→ **Data segment**
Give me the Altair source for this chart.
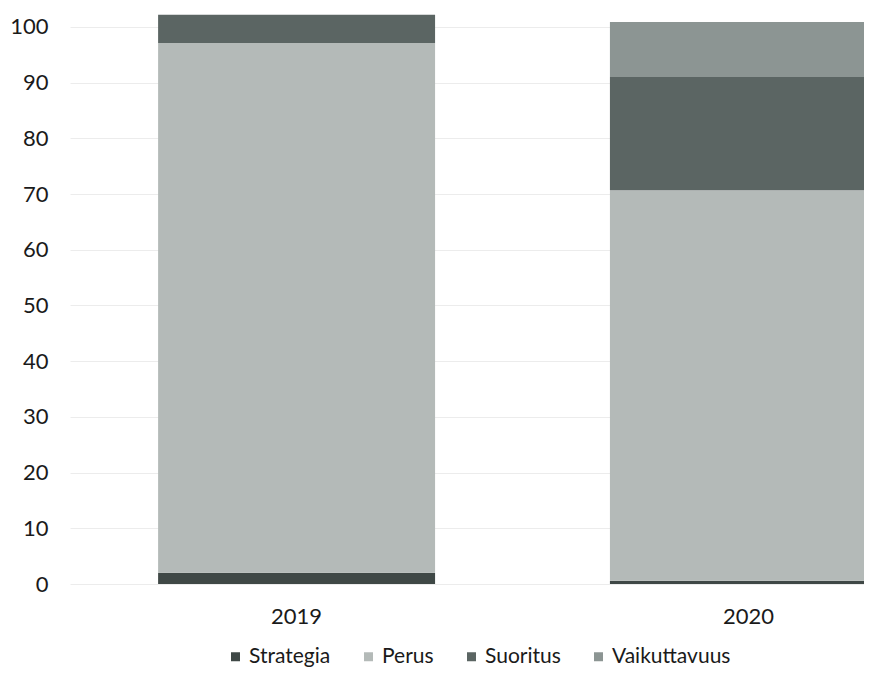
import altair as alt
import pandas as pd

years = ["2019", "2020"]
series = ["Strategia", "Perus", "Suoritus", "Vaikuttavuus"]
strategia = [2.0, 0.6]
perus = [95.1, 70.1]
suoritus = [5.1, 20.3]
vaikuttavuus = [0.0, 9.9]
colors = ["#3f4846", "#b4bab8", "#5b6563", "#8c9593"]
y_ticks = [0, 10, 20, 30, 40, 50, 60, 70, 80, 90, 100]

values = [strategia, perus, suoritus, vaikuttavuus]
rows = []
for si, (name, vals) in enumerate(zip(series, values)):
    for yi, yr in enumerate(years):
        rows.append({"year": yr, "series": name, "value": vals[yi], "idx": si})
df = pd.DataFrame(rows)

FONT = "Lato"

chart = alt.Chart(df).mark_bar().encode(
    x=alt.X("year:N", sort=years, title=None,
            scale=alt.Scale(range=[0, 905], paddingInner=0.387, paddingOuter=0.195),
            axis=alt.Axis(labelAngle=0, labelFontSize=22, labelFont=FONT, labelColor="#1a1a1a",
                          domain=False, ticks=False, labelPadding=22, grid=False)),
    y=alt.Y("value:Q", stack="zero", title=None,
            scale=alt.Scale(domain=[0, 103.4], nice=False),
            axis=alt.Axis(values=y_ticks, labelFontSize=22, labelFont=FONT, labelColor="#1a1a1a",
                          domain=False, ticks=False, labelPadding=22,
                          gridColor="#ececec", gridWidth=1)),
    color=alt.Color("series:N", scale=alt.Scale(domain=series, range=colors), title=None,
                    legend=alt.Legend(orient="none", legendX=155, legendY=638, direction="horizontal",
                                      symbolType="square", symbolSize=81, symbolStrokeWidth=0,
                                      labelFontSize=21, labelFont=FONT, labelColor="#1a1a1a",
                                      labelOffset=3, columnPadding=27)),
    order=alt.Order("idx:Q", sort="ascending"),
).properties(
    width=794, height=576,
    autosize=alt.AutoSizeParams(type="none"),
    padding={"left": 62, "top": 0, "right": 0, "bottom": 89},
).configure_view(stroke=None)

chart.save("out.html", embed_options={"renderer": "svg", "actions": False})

→ **Task objective**
Leave out the pictures and restate, word for word, the lines from the top of the data through the line containing "80, 90, 100]", both included.

→ **Final answer**
Give me the Altair source for this chart.
import altair as alt
import pandas as pd

years = ["2019", "2020"]
series = ["Strategia", "Perus", "Suoritus", "Vaikuttavuus"]
strategia = [2.0, 0.6]
perus = [95.1, 70.1]
suoritus = [5.1, 20.3]
vaikuttavuus = [0.0, 9.9]
colors = ["#3f4846", "#b4bab8", "#5b6563", "#8c9593"]
y_ticks = [0, 10, 20, 30, 40, 50, 60, 70, 80, 90, 100]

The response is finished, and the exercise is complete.